I have found that the ‘B’ lenders put more emphasis on the property than the borrower and therefore an appraisal to confirm the property condition and value is a mandatory requirement when working with the subprime lenders. You can expect shorter mortgage terms with higher rates when borrowing through a ‘B’ lender until you improve your financial position enough to qualify for a mortgage with the ‘A’ Lenders. Majority of ‘B’ Lenders max out at financing 80% of your home value, there are a few exceptions where these lenders may offer combo products allowing for financing up to 85% or even 90% of the value of the home. There’s always the caveat that you may have to meet additional conditions to qualify. Every borrower’s situation is different and these lenders tend to favour common sense over firm policies and procedures.

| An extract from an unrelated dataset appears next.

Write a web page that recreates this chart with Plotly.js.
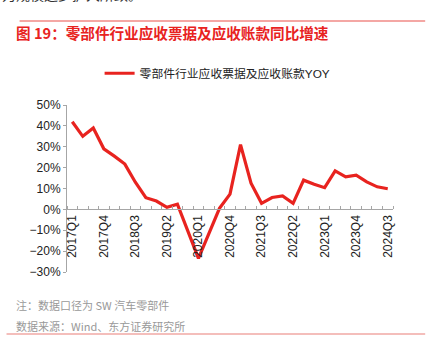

These types of lenders are more commonly known as private lenders, and you may know them as individuals who have some extra money to lend at a relatively high interest rate with substantial upfront fees. Most private lenders are groups of lenders such as Mortgage Investment Corporations (MICs) and Real Estate Investment Trusts. (REITs). Offering mostly 1st and 2nd mortgages, these lenders have considerably more flexibility for borrowers and offer products to those who may have some credit challenges or their income has been inconsistent. For those who would prefer to get a mortgage with minimal proof of income or assets, there are options available from private lenders as they work on a case-by-case basis and in turn it is up to your Mortgage Professional to negotiate a rate and term on your behalf.
I hope this article highlighted the many mortgage financing options out there for borrowers, although this is just the tip of the iceberg. Explore all mortgage avenues by working with an experienced mortgage professional you can trust who will help you navigate your options and determine which one best suits your lifestyle and financial goals.